- **Objective**: Strip the pictures and reproduce the rest of the listing exactly.

- **Information shown**:

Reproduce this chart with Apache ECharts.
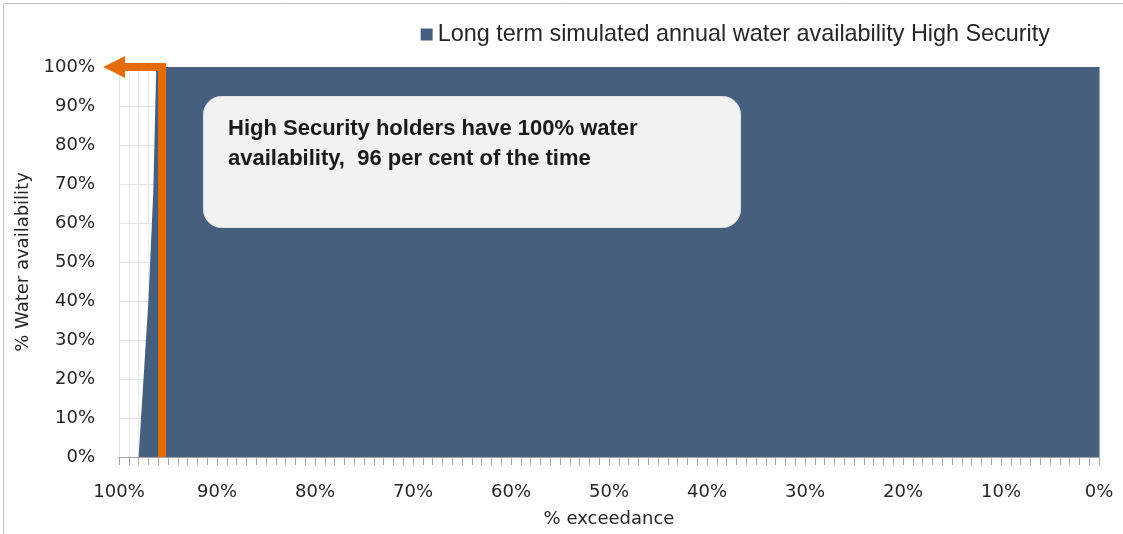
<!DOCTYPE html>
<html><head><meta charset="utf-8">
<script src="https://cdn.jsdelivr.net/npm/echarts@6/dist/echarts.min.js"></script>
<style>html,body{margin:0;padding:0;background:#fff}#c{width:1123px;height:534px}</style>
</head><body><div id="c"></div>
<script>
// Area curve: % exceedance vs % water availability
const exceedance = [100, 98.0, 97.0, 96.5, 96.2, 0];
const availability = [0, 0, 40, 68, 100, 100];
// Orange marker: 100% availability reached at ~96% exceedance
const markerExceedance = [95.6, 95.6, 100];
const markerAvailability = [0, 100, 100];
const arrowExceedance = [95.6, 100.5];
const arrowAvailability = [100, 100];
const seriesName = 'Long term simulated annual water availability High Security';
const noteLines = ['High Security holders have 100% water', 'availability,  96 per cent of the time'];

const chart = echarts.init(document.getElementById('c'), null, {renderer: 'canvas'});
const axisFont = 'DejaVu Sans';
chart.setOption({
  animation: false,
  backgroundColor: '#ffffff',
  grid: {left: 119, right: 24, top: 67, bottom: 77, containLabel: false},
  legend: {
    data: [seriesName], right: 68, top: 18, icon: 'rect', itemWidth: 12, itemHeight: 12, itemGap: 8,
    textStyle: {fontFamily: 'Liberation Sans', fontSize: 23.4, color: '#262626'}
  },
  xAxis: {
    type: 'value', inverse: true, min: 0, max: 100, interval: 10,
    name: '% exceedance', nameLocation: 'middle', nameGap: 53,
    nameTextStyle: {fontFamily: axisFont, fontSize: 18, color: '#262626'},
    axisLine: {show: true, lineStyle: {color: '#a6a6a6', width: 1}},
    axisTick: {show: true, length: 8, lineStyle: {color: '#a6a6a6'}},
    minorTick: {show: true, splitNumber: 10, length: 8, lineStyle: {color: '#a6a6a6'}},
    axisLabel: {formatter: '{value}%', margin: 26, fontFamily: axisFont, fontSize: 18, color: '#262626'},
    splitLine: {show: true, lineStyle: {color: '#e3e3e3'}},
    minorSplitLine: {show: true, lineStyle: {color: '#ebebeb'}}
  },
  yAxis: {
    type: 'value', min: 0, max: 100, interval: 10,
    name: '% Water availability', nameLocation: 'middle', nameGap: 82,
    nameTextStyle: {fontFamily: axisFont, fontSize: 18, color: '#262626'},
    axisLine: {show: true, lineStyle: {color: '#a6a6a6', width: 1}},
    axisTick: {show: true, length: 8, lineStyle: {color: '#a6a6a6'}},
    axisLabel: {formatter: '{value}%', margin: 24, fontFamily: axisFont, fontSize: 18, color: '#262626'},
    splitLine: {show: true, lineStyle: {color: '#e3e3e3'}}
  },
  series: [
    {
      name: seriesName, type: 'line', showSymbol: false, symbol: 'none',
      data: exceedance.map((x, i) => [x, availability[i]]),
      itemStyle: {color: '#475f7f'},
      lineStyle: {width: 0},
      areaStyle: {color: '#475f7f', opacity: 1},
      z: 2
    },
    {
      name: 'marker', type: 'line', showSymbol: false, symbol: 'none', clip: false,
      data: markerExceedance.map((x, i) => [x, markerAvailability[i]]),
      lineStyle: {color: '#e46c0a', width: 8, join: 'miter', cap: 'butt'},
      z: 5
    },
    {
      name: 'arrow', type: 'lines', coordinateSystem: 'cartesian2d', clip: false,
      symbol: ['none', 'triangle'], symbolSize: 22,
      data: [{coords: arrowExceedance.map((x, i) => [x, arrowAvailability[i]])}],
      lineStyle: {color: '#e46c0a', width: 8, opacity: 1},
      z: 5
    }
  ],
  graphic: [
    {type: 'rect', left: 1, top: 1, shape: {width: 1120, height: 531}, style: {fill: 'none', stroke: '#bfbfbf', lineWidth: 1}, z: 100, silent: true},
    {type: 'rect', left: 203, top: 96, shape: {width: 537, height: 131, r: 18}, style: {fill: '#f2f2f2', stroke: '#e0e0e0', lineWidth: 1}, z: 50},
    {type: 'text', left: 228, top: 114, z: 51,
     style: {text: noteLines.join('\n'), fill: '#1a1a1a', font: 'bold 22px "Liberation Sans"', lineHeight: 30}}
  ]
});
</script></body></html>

- **Completed exercise**:
Reproduce this chart with Apache ECharts.
<!DOCTYPE html>
<html><head><meta charset="utf-8">
<script src="https://cdn.jsdelivr.net/npm/echarts@6/dist/echarts.min.js"></script>
<style>html,body{margin:0;padding:0;background:#fff}#c{width:1123px;height:534px}</style>
</head><body><div id="c"></div>
<script>
// Area curve: % exceedance vs % water availability
const exceedance = [100, 98.0, 97.0, 96.5, 96.2, 0];
const availability = [0, 0, 40, 68, 100, 100];
// Orange marker: 100% availability reached at ~96% exceedance
const markerExceedance = [95.6, 95.6, 100];
const markerAvailability = [0, 100, 100];
const arrowExceedance = [95.6, 100.5];
const arrowAvailability = [100, 100];
const seriesName = 'Long term simulated annual water availability High Security';
const noteLines = ['High Security holders have 100% water', 'availability,  96 per cent of the time'];

const chart = echarts.init(document.getElementById('c'), null, {renderer: 'canvas'});
const axisFont = 'DejaVu Sans';
chart.setOption({
  animation: false,
  backgroundColor: '#ffffff',
  grid: {left: 119, right: 24, top: 67, bottom: 77, containLabel: false},
  legend: {
    data: [seriesName], right: 68, top: 18, icon: 'rect', itemWidth: 12, itemHeight: 12, itemGap: 8,
    textStyle: {fontFamily: 'Liberation Sans', fontSize: 23.4, color: '#262626'}
  },
  xAxis: {
    type: 'value', inverse: true, min: 0, max: 100, interval: 10,
    name: '% exceedance', nameLocation: 'middle', nameGap: 53,
    nameTextStyle: {fontFamily: axisFont, fontSize: 18, color: '#262626'},
    axisLine: {show: true, lineStyle: {color: '#a6a6a6', width: 1}},
    axisTick: {show: true, length: 8, lineStyle: {color: '#a6a6a6'}},
    minorTick: {show: true, splitNumber: 10, length: 8, lineStyle: {color: '#a6a6a6'}},
    axisLabel: {formatter: '{value}%', margin: 26, fontFamily: axisFont, fontSize: 18, color: '#262626'},
    splitLine: {show: true, lineStyle: {color: '#e3e3e3'}},
    minorSplitLine: {show: true, lineStyle: {color: '#ebebeb'}}
  },
  yAxis: {
    type: 'value', min: 0, max: 100, interval: 10,
    name: '% Water availability', nameLocation: 'middle', nameGap: 82,
    nameTextStyle: {fontFamily: axisFont, fontSize: 18, color: '#262626'},
    axisLine: {show: true, lineStyle: {color: '#a6a6a6', width: 1}},
    axisTick: {show: true, length: 8, lineStyle: {color: '#a6a6a6'}},
    axisLabel: {formatter: '{value}%', margin: 24, fontFamily: axisFont, fontSize: 18, color: '#262626'},
    splitLine: {show: true, lineStyle: {color: '#e3e3e3'}}
  },
  series: [
    {
      name: seriesName, type: 'line', showSymbol: false, symbol: 'none',
      data: exceedance.map((x, i) => [x, availability[i]]),
      itemStyle: {color: '#475f7f'},
      lineStyle: {width: 0},
      areaStyle: {color: '#475f7f', opacity: 1},
      z: 2
    },
    {
      name: 'marker', type: 'line', showSymbol: false, symbol: 'none', clip: false,
      data: markerExceedance.map((x, i) => [x, markerAvailability[i]]),
      lineStyle: {color: '#e46c0a', width: 8, join: 'miter', cap: 'butt'},
      z: 5
    },
    {
      name: 'arrow', type: 'lines', coordinateSystem: 'cartesian2d', clip: false,
      symbol: ['none', 'triangle'], symbolSize: 22,
      data: [{coords: arrowExceedance.map((x, i) => [x, arrowAvailability[i]])}],
      lineStyle: {color: '#e46c0a', width: 8, opacity: 1},
      z: 5
    }
  ],
  graphic: [
    {type: 'rect', left: 1, top: 1, shape: {width: 1120, height: 531}, style: {fill: 'none', stroke: '#bfbfbf', lineWidth: 1}, z: 100, silent: true},
    {type: 'rect', left: 203, top: 96, shape: {width: 537, height: 131, r: 18}, style: {fill: '#f2f2f2', stroke: '#e0e0e0', lineWidth: 1}, z: 50},
    {type: 'text', left: 228, top: 114, z: 51,
     style: {text: noteLines.join('\n'), fill: '#1a1a1a', font: 'bold 22px "Liberation Sans"', lineHeight: 30}}
  ]
});
</script></body></html>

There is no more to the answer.